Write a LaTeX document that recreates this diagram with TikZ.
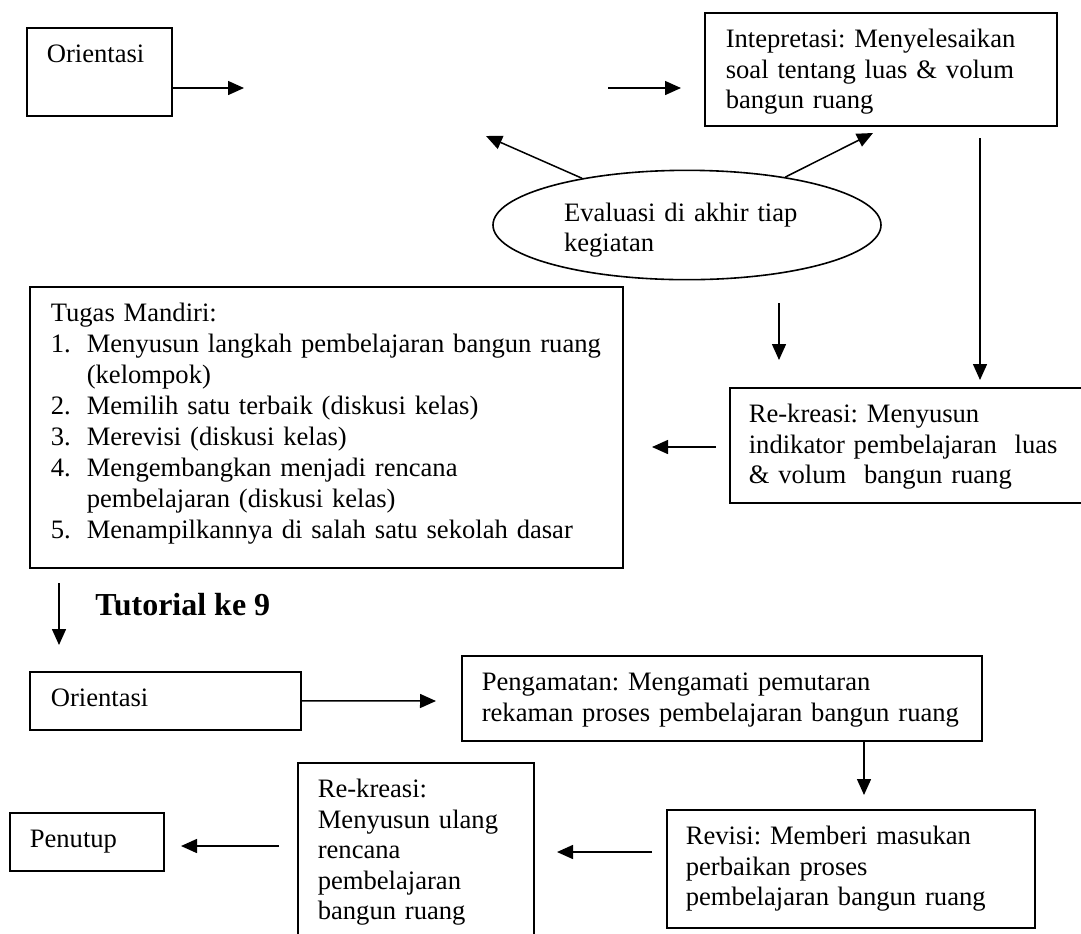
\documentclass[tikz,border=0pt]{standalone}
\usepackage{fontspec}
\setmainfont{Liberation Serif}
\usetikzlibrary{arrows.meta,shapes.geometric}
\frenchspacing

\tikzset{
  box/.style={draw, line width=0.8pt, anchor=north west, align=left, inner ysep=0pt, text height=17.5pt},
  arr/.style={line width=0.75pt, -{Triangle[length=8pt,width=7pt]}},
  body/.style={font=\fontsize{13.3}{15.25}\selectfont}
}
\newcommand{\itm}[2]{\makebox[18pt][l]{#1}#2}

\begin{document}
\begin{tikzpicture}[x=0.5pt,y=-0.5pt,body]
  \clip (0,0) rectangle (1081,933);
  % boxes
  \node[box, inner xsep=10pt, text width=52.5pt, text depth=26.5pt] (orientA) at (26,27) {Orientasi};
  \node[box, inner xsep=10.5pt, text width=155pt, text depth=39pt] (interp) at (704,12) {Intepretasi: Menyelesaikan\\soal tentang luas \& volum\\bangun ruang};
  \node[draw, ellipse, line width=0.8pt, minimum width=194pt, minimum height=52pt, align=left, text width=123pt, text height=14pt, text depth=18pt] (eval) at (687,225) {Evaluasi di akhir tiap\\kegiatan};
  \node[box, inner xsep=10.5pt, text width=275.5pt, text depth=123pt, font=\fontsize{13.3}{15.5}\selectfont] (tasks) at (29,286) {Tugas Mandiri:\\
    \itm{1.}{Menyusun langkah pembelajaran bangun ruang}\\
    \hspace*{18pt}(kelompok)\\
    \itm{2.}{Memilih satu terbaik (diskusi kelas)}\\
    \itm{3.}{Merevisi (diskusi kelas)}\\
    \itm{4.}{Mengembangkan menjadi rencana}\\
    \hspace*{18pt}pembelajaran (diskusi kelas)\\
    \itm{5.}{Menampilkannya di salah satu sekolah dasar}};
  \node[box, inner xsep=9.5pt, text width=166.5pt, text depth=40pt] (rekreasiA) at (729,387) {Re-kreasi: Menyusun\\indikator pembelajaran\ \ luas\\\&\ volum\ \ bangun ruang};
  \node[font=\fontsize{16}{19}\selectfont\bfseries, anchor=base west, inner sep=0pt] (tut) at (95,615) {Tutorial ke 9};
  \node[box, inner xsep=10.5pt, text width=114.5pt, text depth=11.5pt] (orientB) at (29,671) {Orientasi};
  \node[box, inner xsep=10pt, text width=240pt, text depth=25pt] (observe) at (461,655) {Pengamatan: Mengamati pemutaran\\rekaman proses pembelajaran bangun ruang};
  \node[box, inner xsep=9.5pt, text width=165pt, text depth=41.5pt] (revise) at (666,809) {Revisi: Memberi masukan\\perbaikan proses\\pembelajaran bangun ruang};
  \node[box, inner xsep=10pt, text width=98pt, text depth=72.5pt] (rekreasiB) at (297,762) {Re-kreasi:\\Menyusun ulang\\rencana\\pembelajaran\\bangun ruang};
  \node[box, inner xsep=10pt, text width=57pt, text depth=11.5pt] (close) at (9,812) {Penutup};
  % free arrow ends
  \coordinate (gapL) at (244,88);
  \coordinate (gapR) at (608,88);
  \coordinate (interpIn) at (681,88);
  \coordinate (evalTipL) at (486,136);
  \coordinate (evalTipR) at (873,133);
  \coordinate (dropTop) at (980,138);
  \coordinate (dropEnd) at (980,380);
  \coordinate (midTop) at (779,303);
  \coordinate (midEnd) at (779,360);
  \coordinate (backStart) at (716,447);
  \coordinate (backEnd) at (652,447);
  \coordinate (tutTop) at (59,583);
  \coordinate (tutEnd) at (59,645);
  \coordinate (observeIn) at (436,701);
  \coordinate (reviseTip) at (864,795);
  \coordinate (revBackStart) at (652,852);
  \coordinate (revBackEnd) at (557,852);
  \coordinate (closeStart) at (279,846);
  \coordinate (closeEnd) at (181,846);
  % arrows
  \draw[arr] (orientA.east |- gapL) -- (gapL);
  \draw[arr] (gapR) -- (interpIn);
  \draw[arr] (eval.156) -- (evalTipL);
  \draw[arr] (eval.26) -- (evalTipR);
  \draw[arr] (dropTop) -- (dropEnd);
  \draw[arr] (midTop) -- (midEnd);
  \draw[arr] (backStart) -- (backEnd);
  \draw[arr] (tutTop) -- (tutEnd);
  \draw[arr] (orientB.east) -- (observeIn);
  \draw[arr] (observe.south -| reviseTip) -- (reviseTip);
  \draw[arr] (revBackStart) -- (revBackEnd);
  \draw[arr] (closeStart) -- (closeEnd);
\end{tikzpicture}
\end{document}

▶ _TO DO_: Quote all the lines above exactly as given. Do not include the pictures.

▶ _CORRECT ANSWER_:
Write a LaTeX document that recreates this diagram with TikZ.
\documentclass[tikz,border=0pt]{standalone}
\usepackage{fontspec}
\setmainfont{Liberation Serif}
\usetikzlibrary{arrows.meta,shapes.geometric}
\frenchspacing

\tikzset{
  box/.style={draw, line width=0.8pt, anchor=north west, align=left, inner ysep=0pt, text height=17.5pt},
  arr/.style={line width=0.75pt, -{Triangle[length=8pt,width=7pt]}},
  body/.style={font=\fontsize{13.3}{15.25}\selectfont}
}
\newcommand{\itm}[2]{\makebox[18pt][l]{#1}#2}

\begin{document}
\begin{tikzpicture}[x=0.5pt,y=-0.5pt,body]
  \clip (0,0) rectangle (1081,933);
  % boxes
  \node[box, inner xsep=10pt, text width=52.5pt, text depth=26.5pt] (orientA) at (26,27) {Orientasi};
  \node[box, inner xsep=10.5pt, text width=155pt, text depth=39pt] (interp) at (704,12) {Intepretasi: Menyelesaikan\\soal tentang luas \& volum\\bangun ruang};
  \node[draw, ellipse, line width=0.8pt, minimum width=194pt, minimum height=52pt, align=left, text width=123pt, text height=14pt, text depth=18pt] (eval) at (687,225) {Evaluasi di akhir tiap\\kegiatan};
  \node[box, inner xsep=10.5pt, text width=275.5pt, text depth=123pt, font=\fontsize{13.3}{15.5}\selectfont] (tasks) at (29,286) {Tugas Mandiri:\\
    \itm{1.}{Menyusun langkah pembelajaran bangun ruang}\\
    \hspace*{18pt}(kelompok)\\
    \itm{2.}{Memilih satu terbaik (diskusi kelas)}\\
    \itm{3.}{Merevisi (diskusi kelas)}\\
    \itm{4.}{Mengembangkan menjadi rencana}\\
    \hspace*{18pt}pembelajaran (diskusi kelas)\\
    \itm{5.}{Menampilkannya di salah satu sekolah dasar}};
  \node[box, inner xsep=9.5pt, text width=166.5pt, text depth=40pt] (rekreasiA) at (729,387) {Re-kreasi: Menyusun\\indikator pembelajaran\ \ luas\\\&\ volum\ \ bangun ruang};
  \node[font=\fontsize{16}{19}\selectfont\bfseries, anchor=base west, inner sep=0pt] (tut) at (95,615) {Tutorial ke 9};
  \node[box, inner xsep=10.5pt, text width=114.5pt, text depth=11.5pt] (orientB) at (29,671) {Orientasi};
  \node[box, inner xsep=10pt, text width=240pt, text depth=25pt] (observe) at (461,655) {Pengamatan: Mengamati pemutaran\\rekaman proses pembelajaran bangun ruang};
  \node[box, inner xsep=9.5pt, text width=165pt, text depth=41.5pt] (revise) at (666,809) {Revisi: Memberi masukan\\perbaikan proses\\pembelajaran bangun ruang};
  \node[box, inner xsep=10pt, text width=98pt, text depth=72.5pt] (rekreasiB) at (297,762) {Re-kreasi:\\Menyusun ulang\\rencana\\pembelajaran\\bangun ruang};
  \node[box, inner xsep=10pt, text width=57pt, text depth=11.5pt] (close) at (9,812) {Penutup};
  % free arrow ends
  \coordinate (gapL) at (244,88);
  \coordinate (gapR) at (608,88);
  \coordinate (interpIn) at (681,88);
  \coordinate (evalTipL) at (486,136);
  \coordinate (evalTipR) at (873,133);
  \coordinate (dropTop) at (980,138);
  \coordinate (dropEnd) at (980,380);
  \coordinate (midTop) at (779,303);
  \coordinate (midEnd) at (779,360);
  \coordinate (backStart) at (716,447);
  \coordinate (backEnd) at (652,447);
  \coordinate (tutTop) at (59,583);
  \coordinate (tutEnd) at (59,645);
  \coordinate (observeIn) at (436,701);
  \coordinate (reviseTip) at (864,795);
  \coordinate (revBackStart) at (652,852);
  \coordinate (revBackEnd) at (557,852);
  \coordinate (closeStart) at (279,846);
  \coordinate (closeEnd) at (181,846);
  % arrows
  \draw[arr] (orientA.east |- gapL) -- (gapL);
  \draw[arr] (gapR) -- (interpIn);
  \draw[arr] (eval.156) -- (evalTipL);
  \draw[arr] (eval.26) -- (evalTipR);
  \draw[arr] (dropTop) -- (dropEnd);
  \draw[arr] (midTop) -- (midEnd);
  \draw[arr] (backStart) -- (backEnd);
  \draw[arr] (tutTop) -- (tutEnd);
  \draw[arr] (orientB.east) -- (observeIn);
  \draw[arr] (observe.south -| reviseTip) -- (reviseTip);
  \draw[arr] (revBackStart) -- (revBackEnd);
  \draw[arr] (closeStart) -- (closeEnd);
\end{tikzpicture}
\end{document}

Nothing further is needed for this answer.